Friday, April 11, 2014

8 Dying Technologies

   You might know that Beloit College publishes its Mindset List annually. This is a list that reminds us that incoming first-year students at Beloit, and the rest of our nation's colleges, have a very different set of life experiences than older people may realize.  In other words, readers of the Mindset List get a yearly reminder they are getting older.
   Some of the Mindset List addresses technology changes. That's understandable. Technology changes rapidly, so the 8-track tapes of yesteryear are essentially unknown to today's college students.
   Reading the May, 2014 issue of MaximumPC, I was reminded of the Mindset List because there's a brief article on eight dying technologies.  The author suggests that the listed items are so out of favor with younger users that they are doomed to extinction.  They are, of course, items that many of us have used over the years.  But times change and new habits, built on new possibilities, evolve.  This list perfectly illustrates our evolving culture.

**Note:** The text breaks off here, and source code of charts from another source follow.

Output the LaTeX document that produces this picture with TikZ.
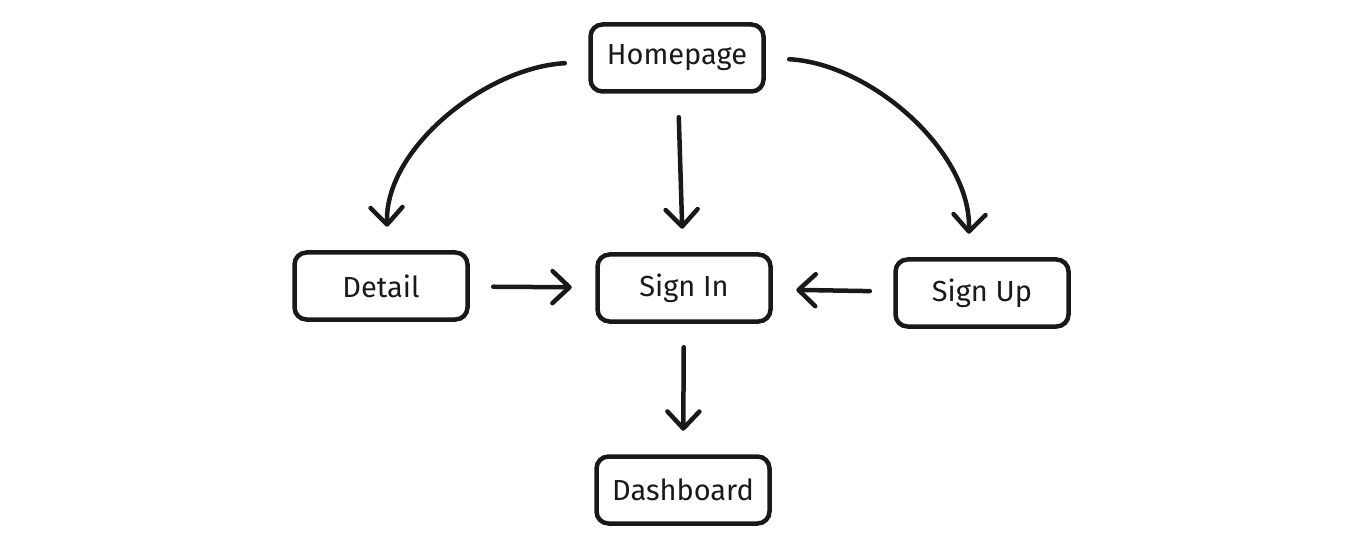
\documentclass[tikz,border=0pt]{standalone}
\usepackage{fontspec}
\setsansfont{Fira Sans}
\usetikzlibrary{positioning,arrows.meta}

\begin{document}
\begin{tikzpicture}[
  x=0.2mm, y=-0.2mm,
  font=\sffamily,
  screen/.style={draw, rounded corners=2.4mm, align=center, minimum width=34.6mm,
                 minimum height=13.4mm, line width=0.9mm, draw=black!90, text=black!90,
                 font=\sffamily\fontsize{16.5}{19}\selectfont},
  flow/.style={-{Straight Barb[length=3.4mm, width=6.4mm, round]}, line width=0.9mm,
               line cap=round, black!90, shorten <=4.7mm, shorten >=4.7mm},
]
  \useasboundingbox (0,0) rectangle (1366,551);

  \node[screen] (home)   at (677,58)  {Homepage};
  \node[screen] (detail) at (381,286) {Detail};
  \node[screen] (signin) at (684,288) {Sign In};
  \node[screen] (signup) at (982,293) {Sign Up};
  \node[screen] (dash)   at (683,490) {Dashboard};

  % curved branches out of the homepage
  \draw[flow] ([yshift=-0.8mm]home.west) to[out=183, in=92, looseness=0.95] ([xshift=1.4mm]detail.north);
  \draw[flow] (home.east) to[out=-3, in=88, looseness=0.95] ([xshift=-2.8mm]signup.north);

  \draw[flow] (home) -- (signin);
  \draw[flow] (detail) -- (signin);
  \draw[flow] (signup) -- (signin);
  \draw[flow] (signin) -- (dash);
\end{tikzpicture}
\end{document}
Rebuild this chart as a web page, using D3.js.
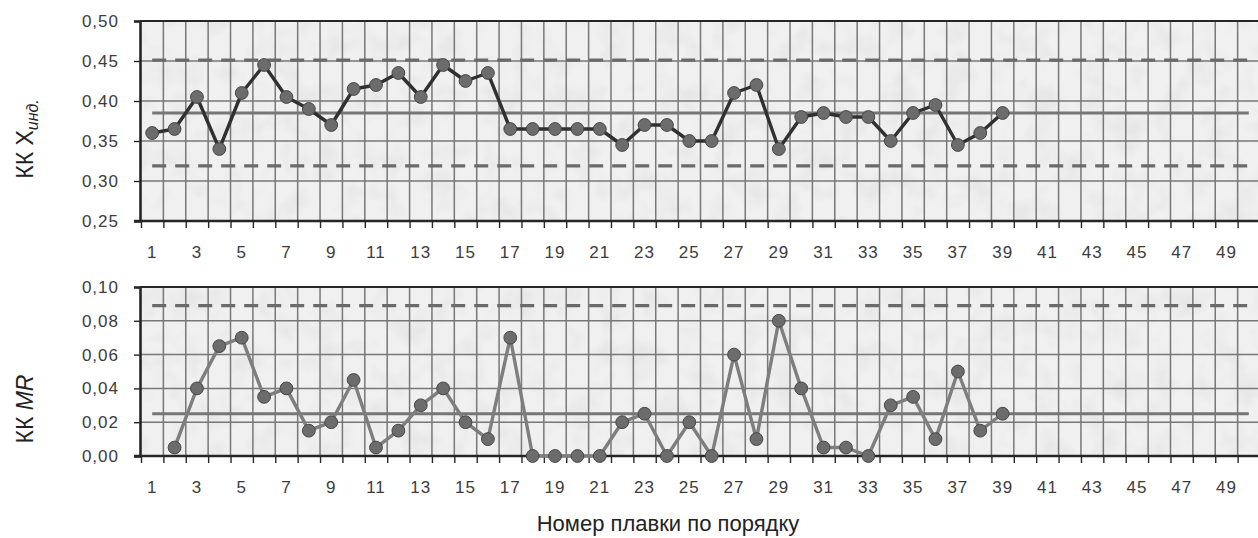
<!DOCTYPE html>
<html>
<head>
<meta charset="utf-8">
<script src="https://cdn.jsdelivr.net/npm/d3@7"></script>
<style>
  html, body { margin: 0; padding: 0; background: #fff; }
  svg { display: block; font-family: "Liberation Sans", Arial, sans-serif; }
</style>
</head>
<body>
<script>
// Heat numbers (category axis) and labelled ticks
const runs = [1,2,3,4,5,6,7,8,9,10,11,12,13,14,15,16,17,18,19,20,21,22,23,24,25,
              26,27,28,29,30,31,32,33,34,35,36,37,38,39,40,41,42,43,44,45,46,47,48,49,50];
const runLabels = [1,3,5,7,9,11,13,15,17,19,21,23,25,27,29,31,33,35,37,39,41,43,45,47,49];

// Individual values, heats 1..39
const xValues = [0.360,0.365,0.405,0.340,0.410,0.445,0.405,0.390,0.370,0.415,
                 0.420,0.435,0.405,0.445,0.425,0.435,0.365,0.365,0.365,0.365,
                 0.365,0.345,0.370,0.370,0.350,0.350,0.410,0.420,0.340,0.380,
                 0.385,0.380,0.380,0.350,0.385,0.395,0.345,0.360,0.385];

// Moving ranges, heats 2..39 (heat 1 has none)
const mrValues = [null,0.005,0.040,0.065,0.070,0.035,0.040,0.015,0.020,0.045,
                  0.005,0.015,0.030,0.040,0.020,0.010,0.070,0.000,0.000,0.000,
                  0.000,0.020,0.025,0.000,0.020,0.000,0.060,0.010,0.080,0.040,
                  0.005,0.005,0.000,0.030,0.035,0.010,0.050,0.015,0.025];

// Control limits
const xLimits = [0.451, 0.385, 0.319];   // UCL, CL, LCL
const mrLimits = [0.089, 0.025];         // UCL, CL

// Value-axis ticks
const xTicks = [0.25,0.30,0.35,0.40,0.45,0.50];
const mrTicks = [0.00,0.02,0.04,0.06,0.08,0.10];

const W = 1258, H = 538;
const svg = d3.select("body").append("svg").attr("width", W).attr("height", H);

// faint paper-like mottling for the plot areas
const defs = svg.append("defs");
const flt = defs.append("filter").attr("id", "mottle")
  .attr("x", 0).attr("y", 0).attr("width", 1).attr("height", 1);
flt.append("feTurbulence").attr("type", "fractalNoise")
  .attr("baseFrequency", 0.035).attr("numOctaves", 3).attr("seed", 7).attr("result", "n");
flt.append("feColorMatrix").attr("in", "n").attr("type", "matrix")
  .attr("values", "0 0 0 0 0  0 0 0 0 0  0 0 0 0 0  0 0 0 -0.09 0.05").attr("result", "shade");
flt.append("feComposite").attr("in", "shade").attr("in2", "SourceGraphic").attr("operator", "in");

const left = 141, right = 1260;
const xBand = d3.scaleBand().domain(runs).range([left, right]).padding(0);
const xEdge = d3.scaleLinear().domain([0, runs.length]).range([left, right]);
const cx = d => xBand(d) + xBand.bandwidth() / 2;

const fmt = d => d3.format(".2f")(d).replace(".", ",");

function panel(cfg) {
  const y = d3.scaleLinear().domain(cfg.domain).range([cfg.bottom, cfg.top]);
  const g = svg.append("g");

  // plot background
  g.append("rect")
    .attr("x", left).attr("y", cfg.top)
    .attr("width", right - left).attr("height", cfg.bottom - cfg.top)
    .attr("fill", "#f0f0f0");
  g.append("rect")
    .attr("x", left).attr("y", cfg.top)
    .attr("width", right - left).attr("height", cfg.bottom - cfg.top)
    .attr("fill", "#000").attr("filter", "url(#mottle)");

  // grid
  g.append("g").selectAll("line.v")
    .data(d3.range(1, runs.length + 1))
    .join("line")
    .attr("x1", d => xEdge(d)).attr("x2", d => xEdge(d))
    .attr("y1", cfg.top).attr("y2", cfg.bottom)
    .attr("stroke", "#777").attr("stroke-width", 1.5);
  g.append("g").selectAll("line.h")
    .data(cfg.ticks.slice(1, -1))
    .join("line")
    .attr("x1", left).attr("x2", right)
    .attr("y1", d => y(d)).attr("y2", d => y(d))
    .attr("stroke", "#777").attr("stroke-width", 1.5);

  // control limits
  const limitLine = (v, dashed) => g.append("line")
    .attr("x1", cx(1)).attr("x2", cx(50))
    .attr("y1", y(v)).attr("y2", y(v))
    .attr("stroke", dashed ? "#6a6a6a" : "#767676")
    .attr("stroke-width", dashed ? 3.2 : 2.8)
    .attr("stroke-dasharray", dashed ? "14,9" : null);
  cfg.limits.forEach((v, i) => limitLine(v, i !== 1));

  // frame
  g.append("line").attr("x1", left - 1).attr("x2", right).attr("y1", cfg.top).attr("y2", cfg.top)
    .attr("stroke", "#262626").attr("stroke-width", 2.2);

  // y axis
  const ya = g.append("g").attr("transform", `translate(${left - 1},0)`)
    .call(d3.axisLeft(y).tickValues(cfg.ticks).tickSize(6).tickPadding(15).tickFormat(fmt));
  ya.select(".domain").attr("stroke", "#262626").attr("stroke-width", 2.6);
  ya.selectAll(".tick line").attr("stroke", "#262626").attr("stroke-width", 1.4);
  ya.selectAll("text").attr("font-size", 17).attr("fill", "#3c3c3c")
    .attr("letter-spacing", 1).attr("font-family", "Liberation Sans, Arial, sans-serif");

  // x axis: ticks at category edges
  const xa = g.append("g").attr("transform", `translate(0,${cfg.bottom})`)
    .call(d3.axisBottom(xEdge).tickValues(d3.range(0, runs.length + 1)).tickSize(7).tickFormat(""));
  xa.select(".domain").remove();
  xa.selectAll(".tick line").attr("stroke", "#262626").attr("stroke-width", 1.4);
  g.append("line").attr("x1", left - 7).attr("x2", right).attr("y1", cfg.bottom).attr("y2", cfg.bottom)
    .attr("stroke", "#262626").attr("stroke-width", 2.6);

  // x labels at category centres
  const xl = g.append("g").attr("transform", `translate(0,${cfg.bottom})`)
    .call(d3.axisBottom(xBand).tickValues(runLabels).tickSize(0).tickPadding(25));
  xl.select(".domain").remove();
  xl.selectAll("text").attr("font-size", 17).attr("fill", "#3c3c3c")
    .attr("letter-spacing", 1).attr("font-family", "Liberation Sans, Arial, sans-serif");

  // series
  const pts = cfg.values.map((v, i) => ({ run: runs[i], v })).filter(d => d.v !== null);
  g.append("path")
    .datum(pts)
    .attr("fill", "none")
    .attr("stroke", cfg.lineColor).attr("stroke-width", 3.4).attr("stroke-linejoin", "round")
    .attr("d", d3.line().x(d => cx(d.run)).y(d => y(d.v)));
  g.append("g").selectAll("circle")
    .data(pts)
    .join("circle")
    .attr("cx", d => cx(d.run)).attr("cy", d => y(d.v)).attr("r", 6.4)
    .attr("fill", "#6c6c6c").attr("stroke", "#474747").attr("stroke-width", 1);

  // y title
  const t = svg.append("text")
    .attr("transform", `translate(33,${cfg.titleY}) rotate(-90)`)
    .attr("text-anchor", "middle")
    .attr("font-size", 23).attr("fill", "#222");
  cfg.title(t);
}

panel({
  top: 21, bottom: 221, domain: [0.25, 0.50], ticks: xTicks,
  limits: xLimits, values: xValues, lineColor: "#303030", titleY: 139,
  title: t => {
    t.append("tspan").text("КК X");
    t.append("tspan").attr("font-size", 16).attr("font-style", "italic").attr("dy", 5).text("инд.");
  }
});

panel({
  top: 287, bottom: 456, domain: [0.00, 0.10], ticks: mrTicks,
  limits: mrLimits, values: mrValues, lineColor: "#7e7e7e", titleY: 409,
  title: t => {
    t.append("tspan").text("КК ");
    t.append("tspan").attr("font-style", "italic").text("MR");
  }
});

svg.append("text")
  .attr("x", 668).attr("y", 531)
  .attr("text-anchor", "middle")
  .attr("font-size", 22).attr("fill", "#222")
  .text("Номер плавки по порядку");
</script>
</body>
</html>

1. Travel Maps: Always a challenge to open them in a car and then refold them correctly. Useful for travel, but not as useful as a GPS navigation system to go from here to there.  And simply put, younger drivers/riders just don't use them.
2. GPS Device: Maps (see #1) were in part doomed by the GPS device. But that stand-alone device has quickly given way to assorted phone apps. My personal navigation app favorites: MapQuest and Scout.
3. Wired Internet: Though not likely to be truly extinct anytime soon, it is true that the generation currently coming of age is a wireless generation. A wired connection seems pretty old fashioned to most of them.
4. Answering Machine: You're just not very likely to find this device on the nightstand of a twenty-something.  The truth is, you're not all that likely to find that group of people making calls or leaving voice messages. Texting, tweeting and posting have largely supplanted voice-based communications.
5. Alarm Clock: Even I don't use an alarm clock, and no one will mistake me for a millennial or a gen-exer. I just use my phone's app.
6. CDs: As the article in Maximum PC states, vinyl may be coming back, but CDs will not.  If you're listening to digital music files, CDs are now the least convenient way to listen. (But they have best chance of surviving intact over time, so they may continue to exist as a back-up solution.)
7. Compact camera: We call them phones, but for most people, their functionality as a camera is very important.  Why carry a second camera that does pretty much the same thing as your phone's camera?  More avid photographers know that the phone's camera is not going to make a good DSLR obsolete anytime soon, but that small digital point and shoot will quickly become a thing of the past.
8. Land lines: Why pay twice for phone service? Cell phones are on their way to becoming a pervasive technology, so given the presence of a cell phone (and cell phone bill) in your life, do you need a land line too?  Twenty-somethings definitely think not.

Old School: Technologies evolve though memories persist.
    Technologies change, and as they do, new ways of doing things emerge.  Through history, my guess is that younger people have generally pushed these changes of habits forward.  That certainly seems to be the case in these first decades of the 21st century.